The words alleged to have been interpolated are in a different ink from the rest of the note, and are not written in the manner usually to be expected in such papers. The alteration being so peculiar in appearance, and being favorable to the complainant, by adding three per cent, to the interest, creates sufficient ground of doubt to require some explanation. And unless upon a review of the whole testimony it produces a belief in the genuineness of the instrument as altered, of course complainant could not claim to recover upon it.

*523The court below sustained the bill, but, as set forth in a petition for re-hearing, upon the hypothesis that defendant himself made the alteration. As there was no evidence to that effect, and as there was positive evidence to the contrary, we think it was not competent to act upon any such hypothesis from a mere inspection and comparison of documents. Shortly after the decision was rendered and a computation ordered, and before the case was ready for decree, defendant presented a petition to open the case for a re-hearing on newly discovered evidence, of which defendant was first informed a few days after the decision ■was rendered. This testimony was set forth in the affidavit of one John E. Babbitt, who states in substance that complainant was in January, 1860, examined before deponent as a magistrate upon the charge of forging the alteration in the1 note in controversy, upon which Bassett swore that from the fact of his being a subscribing witness he thought he might have written the words inserted; that the decision ' being postponed until the next day, complainant called in early in the morning and was informed he would be discharged, and the entry was made upon the docket; that he still remained in the office, appearing troubled and as if he wanted to say something, whereupon Babbitt,' as they were alone, said to him, “mow this matter is ended, and I have discharged you, I should like to have you tell me all about how this alteration came in the note.” Sheldon then went on to state that Bassett was mistaken about it, and did not write the words and figures on the note. He further, in answer to questions, said that Hawes, the defendant, did not write it, but refused to say who did, although giving Babbitt to understand he knew all about it.

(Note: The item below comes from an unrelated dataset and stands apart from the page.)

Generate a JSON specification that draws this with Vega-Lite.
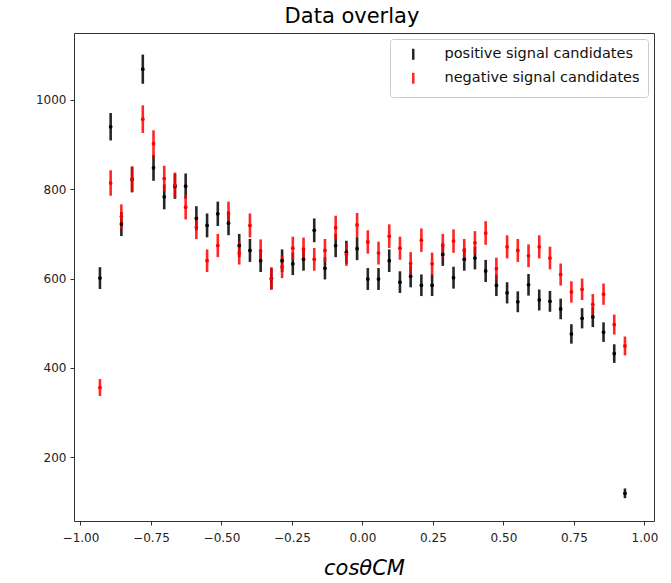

The court refused to open the case on this showing. We think this was wrong, and that the evidence should have been taken. Sheldon’s denial of the truth of Babbitt’s affidavit, is - not entitled to any weight on such an *524application. This testimony was offered for the very purpose of disproving his previous statements as a witness, and to allow a witness to exclude contradictory testimony by denying its truth, would lead to very absurd results. The claim that defendant had been guilty of laches in not obtaining it before, is met by conclusive proof that Babbitt never disclosed it until after he heard of the decision, and it can not be presumed that defendant could have surmised what had been kept secret from every one. And although he previously obtained leave to examine this witness, yet that can have no bearing upon this new discovery. Nor is the testimony merely cumulative in any proper sense of the term. It is the only positive testimony which has come to light in the whole record, except that of the interested parties, and, if true, it would entirely overthrow the case sworn to by the complainant. We think justice required that testimony of this kind should be secured, and that the cause should have been opened for that purpose.

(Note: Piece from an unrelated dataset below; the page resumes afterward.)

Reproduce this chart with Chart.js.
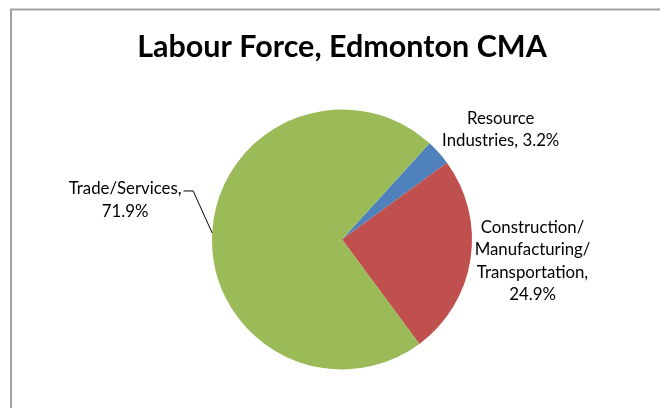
<!DOCTYPE html>
<html>
<head>
<meta charset="utf-8">
<title>Labour Force, Edmonton CMA</title>
<script src="https://cdn.jsdelivr.net/npm/chart.js@4.4.1/dist/chart.umd.min.js"></script>
<style>
  html, body { margin: 0; padding: 0; background: #fff; }
  #wrap { width: 660px; height: 408px; position: relative; }
</style>
</head>
<body>
<div id="wrap"><canvas id="laborChart"></canvas></div>
<script>
// Labour force shares by sector (percent)
const sectors = ['Resource Industries', 'Construction/Manufacturing/Transportation', 'Trade/Services'];
const shares = [3.2, 24.9, 71.9];
const sliceColors = ['#4F81BD', '#C0504D', '#9BBB59'];

// Label text, broken into lines the way they are set on the chart
const labelLines = [
  ['Resource', 'Industries, 3.2%'],
  ['Construction/', 'Manufacturing/', 'Transportation,', '24.9%'],
  ['Trade/Services,', '71.9%']
];

// Where each label block sits relative to the middle of its slice's rim
const labelLayout = [
  { dx: 62, dy: -23 },
  { dx: 62, dy: 2 },
  { dx: -87, dy: -33, leader: { dx: -19, dy: -42 } }
];

const TITLE = 'Labour Force, Edmonton CMA';
const FONT = 'Lato, "Open Sans", sans-serif';

// Frame around the chart area, as exported from the spreadsheet
const framePlugin = {
  id: 'frame',
  beforeDraw(chart) {
    const ctx = chart.ctx;
    ctx.save();
    ctx.strokeStyle = '#a0a0a0';
    ctx.lineWidth = 2;
    ctx.strokeRect(11, 9.5, chart.width + 20, chart.height + 20);
    ctx.restore();
  }
};

const titlePlugin = {
  id: 'bigTitle',
  afterDraw(chart) {
    const ctx = chart.ctx;
    const area = chart.chartArea;
    ctx.save();
    ctx.fillStyle = '#000';
    ctx.font = 'bold 30.5px ' + FONT;
    ctx.textAlign = 'center';
    ctx.textBaseline = 'alphabetic';
    ctx.fillText(TITLE, (area.left + area.right) / 2, 57);
    ctx.restore();
  }
};

// Outside-end data labels with a leader line where the label is pulled away
const sliceLabelPlugin = {
  id: 'sliceLabels',
  afterDatasetsDraw(chart) {
    const ctx = chart.ctx;
    const meta = chart.getDatasetMeta(0);
    const lineH = 22.5;
    ctx.save();
    ctx.font = '16.8px ' + FONT;
    ctx.fillStyle = '#000';
    ctx.textAlign = 'center';
    ctx.textBaseline = 'middle';
    meta.data.forEach((arc, i) => {
      const mid = (arc.startAngle + arc.endAngle) / 2;
      const ex = arc.x + Math.cos(mid) * arc.outerRadius;
      const ey = arc.y + Math.sin(mid) * arc.outerRadius;
      const lay = labelLayout[i];
      const cx = ex + lay.dx;
      const cy = ey + lay.dy;
      const lines = labelLines[i];
      const top = cy - (lines.length - 1) * lineH / 2;
      lines.forEach((t, k) => ctx.fillText(t, cx, top + k * lineH));

      if (lay.leader) {
        const w = ctx.measureText(lines[0]).width;
        const bx = ex + lay.leader.dx;
        const by = ey + lay.leader.dy;
        ctx.beginPath();
        ctx.strokeStyle = '#000';
        ctx.lineWidth = 1;
        ctx.moveTo(cx + w / 2 + 2, by);
        ctx.lineTo(bx, by);
        ctx.lineTo(ex, ey);
        ctx.stroke();
      }
    });
    ctx.restore();
  }
};

new Chart(document.getElementById('laborChart'), {
  type: 'pie',
  data: {
    labels: sectors,
    datasets: [{
      data: shares,
      backgroundColor: sliceColors,
      borderWidth: 0
    }]
  },
  options: {
    responsive: true,
    maintainAspectRatio: false,
    animation: false,
    rotation: 42.3,
    layout: {
      padding: { top: 109.5, bottom: 38.5, left: 212, right: 188 }
    },
    plugins: {
      legend: { display: false },
      title: { display: false },
      tooltip: { enabled: false }
    }
  },
  plugins: [framePlugin, titlePlugin, sliceLabelPlugin]
});
</script>
</body>
</html>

We do not think the case, as presented by the other testimony in the cause, is by any means satisfactorily made out, in such a way that we should feel at all confident that we could fully see through the mystery in which it is involved. We therefore prefer reversing the decree on the ground already mentioned, and opening the case to further light, instead of deciding it upon the imperfect proofs now in.

The decree must be reversed, with costs, and the order of reference must be vacated, and. the proofs must be opened to allow the examination, of Mr. Babbitt, and the case must be remitted to the Circuit Court for further proceedings. Proofs to be taken upon the usual notice, and to be closed within forty days from the filing of remittitur, unless otherwise ordered by the Circuit Court.

Cooley and Chbistiancy JJ. concurred. Martin Ch. J. did not sit in this case.